Images by Getty Images; illustration by Jessa Lizama/Bankrate
The federal government encourages Americans to invest, but Uncle Sam wants a cut of any profits. Capital gains are the financial profit you earn when you sell an asset like a home, business or stocks and bonds. These gains are subject to capital-gains taxes.
As with other taxes you pay on earnings, the amount of capital-gains tax you must pay on profitable investments will depend on your taxable income and filing status. But how long you owned that asset is actually the bigger differentiator in how much tax you’ll pay on capital gains.

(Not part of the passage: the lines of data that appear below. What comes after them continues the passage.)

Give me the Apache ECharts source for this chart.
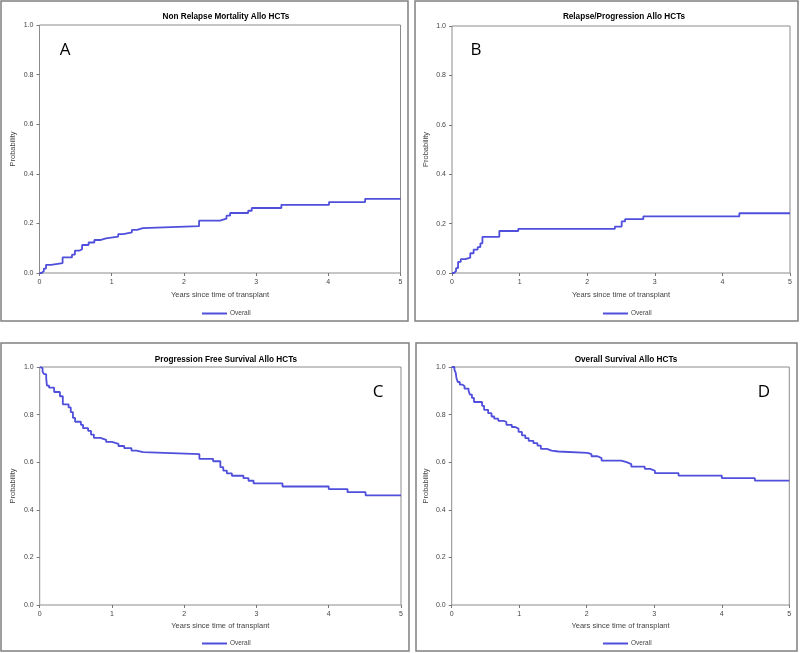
<!DOCTYPE html>
<html>
<head>
<meta charset="utf-8">
<title>Allo HCTs</title>
<script src="https://cdn.jsdelivr.net/npm/echarts@6/dist/echarts.min.js"></script>
<style>
  html, body { margin: 0; padding: 0; background: #fff; }
  #chart { width: 800px; height: 653px; }
</style>
</head>
<body>
<div id="chart"></div>
<script>
// (years, probability) - step curves
var nrmTime = [0, 0.03, 0.06, 0.09, 0.16, 0.32, 0.45, 0.49, 0.55, 0.59, 0.68, 0.76, 0.84, 0.92, 1.09, 1.16, 1.28, 1.35, 1.43, 2.21, 2.50, 2.59, 2.64, 2.89, 2.94, 3.35, 4.01, 4.51, 5.0];
var nrmProb = [0, 0.008, 0.018, 0.033, 0.04, 0.063, 0.074, 0.09, 0.096, 0.113, 0.123, 0.133, 0.14, 0.147, 0.157, 0.164, 0.174, 0.181, 0.189, 0.211, 0.219, 0.231, 0.242, 0.251, 0.262, 0.275, 0.286, 0.299, 0.299];

var relTime = [0, 0.03, 0.06, 0.09, 0.13, 0.2, 0.27, 0.32, 0.38, 0.42, 0.45, 0.70, 0.98, 2.41, 2.51, 2.56, 2.83, 4.25, 5.0];
var relProb = [0, 0.008, 0.02, 0.045, 0.056, 0.062, 0.08, 0.095, 0.105, 0.12, 0.146, 0.17, 0.179, 0.188, 0.209, 0.218, 0.229, 0.242, 0.242];

var pfsTime = [0, 0.02, 0.04, 0.06, 0.09, 0.1, 0.13, 0.2, 0.28, 0.32, 0.4, 0.43, 0.46, 0.49, 0.57, 0.6, 0.67, 0.71, 0.75, 0.84, 0.92, 1.0, 1.09, 1.17, 1.27, 1.34, 1.43, 2.21, 2.4, 2.5, 2.54, 2.59, 2.66, 2.82, 2.89, 2.96, 3.36, 4.0, 4.26, 4.51, 5.0];
var pfsProb = [1, 0.995, 0.98, 0.97, 0.953, 0.922, 0.913, 0.895, 0.877, 0.843, 0.83, 0.81, 0.786, 0.77, 0.757, 0.743, 0.732, 0.716, 0.702, 0.694, 0.685, 0.677, 0.668, 0.659, 0.649, 0.642, 0.634, 0.614, 0.604, 0.579, 0.565, 0.553, 0.543, 0.533, 0.522, 0.511, 0.498, 0.487, 0.474, 0.461, 0.461];

var osTime = [0, 0.04, 0.06, 0.07, 0.09, 0.12, 0.16, 0.19, 0.25, 0.27, 0.3, 0.33, 0.45, 0.48, 0.54, 0.59, 0.63, 0.69, 0.77, 0.81, 0.89, 0.94, 0.99, 1.04, 1.09, 1.14, 1.21, 1.27, 1.32, 1.41, 1.48, 1.58, 2.01, 2.07, 2.16, 2.22, 2.51, 2.59, 2.66, 2.86, 2.94, 3.01, 3.36, 4.0, 4.49, 5.0];
var osProb = [1, 0.989, 0.975, 0.954, 0.937, 0.926, 0.919, 0.909, 0.9, 0.884, 0.87, 0.853, 0.837, 0.82, 0.806, 0.792, 0.783, 0.774, 0.769, 0.757, 0.748, 0.741, 0.727, 0.713, 0.701, 0.69, 0.68, 0.67, 0.656, 0.649, 0.645, 0.639, 0.634, 0.625, 0.617, 0.607, 0.6, 0.592, 0.581, 0.572, 0.564, 0.554, 0.544, 0.533, 0.523, 0.523];

var panelTitles = ['Non Relapse Mortality Allo HCTs', 'Relapse/Progression Allo HCTs', 'Progression Free Survival Allo HCTs', 'Overall Survival Allo HCTs'];
var panelLetters = ['A', 'B', 'C', 'D'];
var seriesName = 'Overall';
var xName = 'Years since time of transplant';
var yName = 'Probability';

var curves = [[nrmTime, nrmProb], [relTime, relProb], [pfsTime, pfsProb], [osTime, osProb]];

// layout of each panel (pixels)
var panels = [
    { grid: [39.5, 25, 361, 248], box: [1, 1, 407, 320], title: [221, 8], letter: [65, 50], yGap: 23, xGap: 18, legend: [197, 305] },
    { grid: [452, 26, 338, 247], box: [415, 1, 383, 320], title: [619, 8], letter: [476, 50], yGap: 22, xGap: 18, legend: [598, 305] },
    { grid: [39.7, 367, 361.3, 238], box: [1, 343, 408, 308], title: [221, 351], letter: [378, 392], yGap: 23, xGap: 17, legend: [197, 635] },
    { grid: [451.7, 367, 337.6, 238], box: [416, 343, 381, 308], title: [621, 351], letter: [764, 392], yGap: 22, xGap: 17, legend: [598, 635] }
];

var lineColor = '#4f4fdc';
var fontFam = '"Liberation Sans", Arial, sans-serif';

var chart = echarts.init(document.getElementById('chart'));

var grids = [], xAxes = [], yAxes = [], series = [], titles = [], legends = [], graphics = [];

panels.forEach(function (p, i) {
    grids.push({
        left: p.grid[0], top: p.grid[1], width: p.grid[2], height: p.grid[3],
        show: true, borderColor: '#8c8c8c', borderWidth: 1, backgroundColor: '#fff',
        outerBoundsMode: 'none'
    });
    xAxes.push({
        type: 'value', gridIndex: i, min: 0, max: 5, interval: 1,
        name: xName, nameLocation: 'middle', nameGap: p.xGap,
        nameTextStyle: { fontSize: 7.5, color: '#444', fontFamily: fontFam },
        axisLine: { show: false },
        axisTick: { show: true, length: 3, lineStyle: { color: '#777' } },
        axisLabel: { fontSize: 7, color: '#444', margin: 6, fontFamily: fontFam },
        splitLine: { show: false }
    });
    yAxes.push({
        type: 'value', gridIndex: i, min: 0, max: 1, interval: 0.2,
        name: yName, nameLocation: 'middle', nameGap: p.yGap,
        nameTextStyle: { fontSize: 7.5, color: '#444', fontFamily: fontFam },
        axisLine: { show: false },
        axisTick: { show: true, length: 3, lineStyle: { color: '#777' } },
        axisLabel: { fontSize: 7, color: '#444', margin: 6, fontFamily: fontFam,
            formatter: function (v) { return v.toFixed(1); } },
        splitLine: { show: false }
    });
    var pts = curves[i][0].map(function (t, k) { return [t, curves[i][1][k]]; });
    series.push({
        name: seriesName, type: 'line', step: 'end', smooth: false, xAxisIndex: i, yAxisIndex: i,
        data: pts, symbol: 'none', lineStyle: { color: lineColor, width: 1.8 },
        itemStyle: { color: lineColor }
    });
    titles.push({
        text: panelTitles[i], left: p.title[0], top: p.title[1], textAlign: 'center',
        textStyle: { fontSize: 8.2, fontWeight: 'bold', color: '#000', fontFamily: fontFam }
    });
    legends.push({
        data: [seriesName], left: p.legend[0], top: p.legend[1],
        icon: 'rect', itemWidth: 25, itemHeight: 2, selectedMode: false,
        textStyle: { fontSize: 6.5, color: '#444', fontFamily: fontFam, padding: [0, 0, 0, -2] }
    });
    graphics.push({
        type: 'rect', shape: { x: p.box[0], y: p.box[1], width: p.box[2], height: p.box[3] },
        style: { fill: null, stroke: '#808080', lineWidth: 1.5 }, z: -1
    });
    graphics.push({
        type: 'text', x: p.letter[0], y: p.letter[1],
        style: { text: panelLetters[i], fontSize: 17, fill: '#000', fontFamily: '"Open Sans", "Liberation Sans", sans-serif',
            align: 'center', verticalAlign: 'middle' }
    });
});

var option = {
    animation: false,
    backgroundColor: '#fff',
    title: titles,
    legend: legends,
    grid: grids,
    xAxis: xAxes,
    yAxis: yAxes,
    series: series,
    graphic: graphics
};
chart.setOption(option);
</script>
</body>
</html>
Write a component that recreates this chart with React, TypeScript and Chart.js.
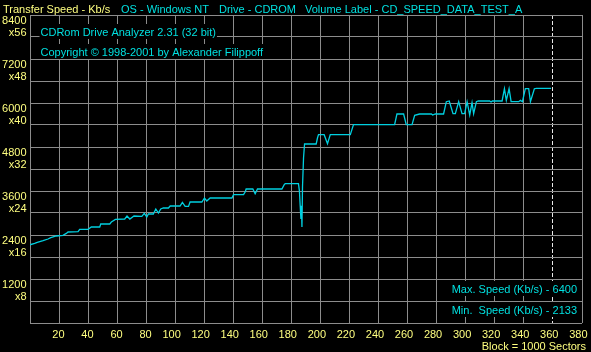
import React, { useEffect, useRef } from "react";
import { Chart, registerables } from "chart.js";

Chart.register(...registerables);

const blocks = [0,3.2,5.0,9.0,12.4,14.3,18.1,22.7,25.0,26.2,33.1,34.2,40.0,42.2,48.0,48.7,54.9,56.0,58.8,65.2,66.8,68.7,71.6,77.0,78.7,80.4,81.5,84.9,86.6,88.4,90.0,91.8,95.3,96.5,103.3,104.9,106.8,109.1,110.2,118.3,120.1,121.7,124.0,139.0,140.1,147.0,148.1,148.8,153.4,155.0,156.6,173.4,175.0,175.7,184.8,185.5,186.0,186.5,186.9,187.2,187.6,188.3,189.0,197.0,197.9,198.6,202.5,204.8,206.7,220.5,222.7,251.0,252.6,257.2,259.0,263.0,264.8,268.2,276.3,277.2,279.0,284.7,286.6,288.6,291.2,292.8,295.1,297.4,299.2,300.9,302.7,304.3,305.4,307.3,308.6,316.4,317.4,318.3,325.0,326.6,327.9,329.8,331.2,336.4,337.6,339.0,341.0,343.3,344.5,347.2,348.6,358.7];
const speeds = [2133,2171,2198,2245,2291,2326,2373,2389,2444,2482,2490,2553,2553,2618,2618,2700,2700,2755,2825,2836,2918,2836,2918,2910,2989,2891,2973,2973,3109,3000,3109,3136,3136,3191,3191,3289,3180,3180,3300,3300,3409,3327,3409,3409,3499,3499,3573,3655,3655,3527,3655,3655,3773,3800,3800,3589,3200,2836,3200,2618,3725,4500,4882,4882,5045,5136,5136,4890,5136,5136,5409,5409,5700,5700,5409,5409,5662,5700,5700,5673,5700,5700,6036,6055,5708,5708,6036,5708,5708,6036,5673,6008,5708,6036,6055,6055,6027,6055,6055,6390,6071,6390,6036,6036,6071,6036,6390,6390,6036,6390,6400,6400];

const xTickValues = [20,40,60,80,100,120,140,160,180,200,220,240,260,280,300,320,340,360,380];
const yTickValues = [1200,2400,3600,4800,6000,7200,8400];
const yTickLabels = ["1200","2400","3600","4800","6000","7200","8400"];
const yMultLabels = ["x8","x16","x24","x32","x40","x48","x56"];

const headerTitle = "Transfer Speed - Kb/s";
const headerItems = ["OS - Windows NT", "Drive - CDROM", "Volume Label - CD_SPEED_DATA_TEST_A"];
const infoLines = ["CDRom Drive Analyzer 2.31 (32 bit)", "Copyright \u00A9 1998-2001 by Alexander Filippoff"];
const statLines = ["Max. Speed (Kb/s) - 6400", "Min.  Speed (Kb/s) - 2133"];
const unitLabel = "Block = 1000 Sectors";
const dashedAt = 360;

const YELLOW = "#ffff80";
const CYAN = "#00e0e0";
const LINE = "#00d0e0";
const GRID = "#8c8c8c";
const FONT = '11px "Liberation Sans", Arial, sans-serif';

const overlay = {
  id: "overlay",
  afterDraw(chart: any) {
    const ctx = chart.ctx as CanvasRenderingContext2D;
    const xs = chart.scales.x;
    const ys = chart.scales.y;
    const area = chart.chartArea;
    ctx.save();
    ctx.font = FONT;
    ctx.textBaseline = "alphabetic";

    const boxText = (t: string, x: number, base: number, align: CanvasTextAlign) => {
      const w = ctx.measureText(t).width;
      const left = align === "right" ? x - w : x;
      ctx.fillStyle = "#000";
      ctx.fillRect(left - 1, base - 12, w + 2, 15);
      ctx.fillStyle = CYAN;
      ctx.textAlign = align;
      ctx.fillText(t, x, base);
    };

    // header
    ctx.textAlign = "left";
    ctx.fillStyle = YELLOW;
    ctx.fillText(headerTitle, 3, 12.5);
    ctx.fillStyle = CYAN;
    const hx = [121, 219, 305];
    headerItems.forEach((t, i) => ctx.fillText(t, hx[i], 12.5));

    // info inside plot
    boxText(infoLines[0], area.left + 10.5, 36, "left");
    boxText(infoLines[1], area.left + 10.5, 56, "left");
    boxText(statLines[0], area.right - 5, 293, "right");
    boxText(statLines[1], area.right - 5, 314, "right");

    // y labels
    ctx.fillStyle = YELLOW;
    ctx.textAlign = "right";
    yTickValues.forEach((v, i) => {
      const py = ys.getPixelForValue(v);
      ctx.fillText(yTickLabels[i], 26.5, py + 9);
      ctx.fillText(yMultLabels[i], 26.5, py + 21);
    });

    // x labels
    xTickValues.forEach((v) => {
      const px = xs.getPixelForValue(v);
      ctx.fillText(String(v), px + 5.5, 338);
    });
    ctx.fillText(unitLabel, 586, 350);
    ctx.restore();
  },
};

export default function App() {
  const ref = useRef<HTMLCanvasElement>(null);
  useEffect(() => {
    document.body.style.margin = "0";
    document.body.style.background = "#000";
    const data = blocks.map((b, i) => ({ x: b, y: speeds[i] }));
    const chart = new Chart(ref.current!, {
      type: "line",
      data: {
        datasets: [
          {
            data,
            borderColor: LINE,
            borderWidth: 1.3,
            pointRadius: 0,
            tension: 0,
            fill: false,
          },
        ],
      },
      options: {
        responsive: false,
        animation: false,
        events: [],
        layout: { padding: { left: 30, right: 9, top: 15, bottom: 29 } },
        plugins: { legend: { display: false }, tooltip: { enabled: false } },
        scales: {
          x: {
            type: "linear",
            min: 0,
            max: 380,
            ticks: { stepSize: 20, display: false },
            grid: {
              drawTicks: false,
              color: (c: any) => (c.tick && c.tick.value === dashedAt ? "#e8e8e8" : GRID),
              lineWidth: 1,
            },
            border: {
              display: false,
              dash: (c: any) => (c.tick && c.tick.value === dashedAt ? [4, 2] : []),
            },
          },
          y: {
            type: "linear",
            min: 0,
            max: 8400,
            ticks: { stepSize: 600, display: false },
            grid: { drawTicks: false, color: GRID, lineWidth: 1 },
            border: { display: false },
          },
        },
      },
      plugins: [overlay],
    } as any);
    return () => chart.destroy();
  }, []);
  return (
    <canvas
      ref={ref}
      width={591}
      height={352}
      style={{ display: "block", width: 591, height: 352, background: "#000" }}
    />
  );
}
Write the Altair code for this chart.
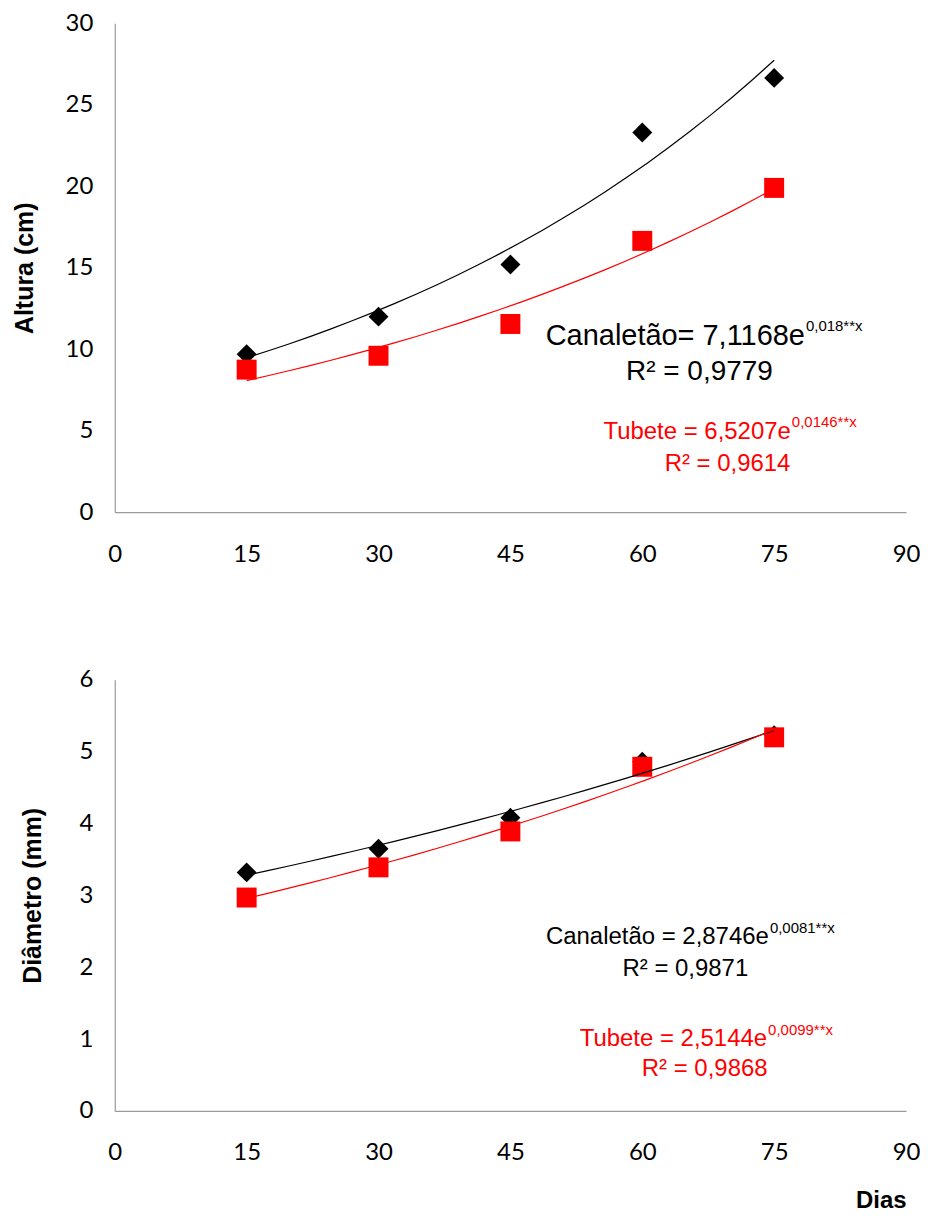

To maximize your profit, it’s important to be mindful of the differing rates you’ll pay for short-term vs. long-term capital gains. Gains on investments that you’ve owned for one year or less — short-term capital gains — are taxed at the same rate as ordinary income. Assets you’ve owned for longer than a year — long-term capital gains — are typically taxed at a much lower rate, or even not taxed at all, depending on your income and filing status.
What is a capital gain?
A capital gain is typically calculated in a fairly straightforward manner: It’s the difference between the amount you sold an asset for versus the cost basis (what you paid for it, plus additional expenses in some cases). There are exceptions to that calculation; for example, the IRS treats cost basis differently for assets received as a gift or inheritance.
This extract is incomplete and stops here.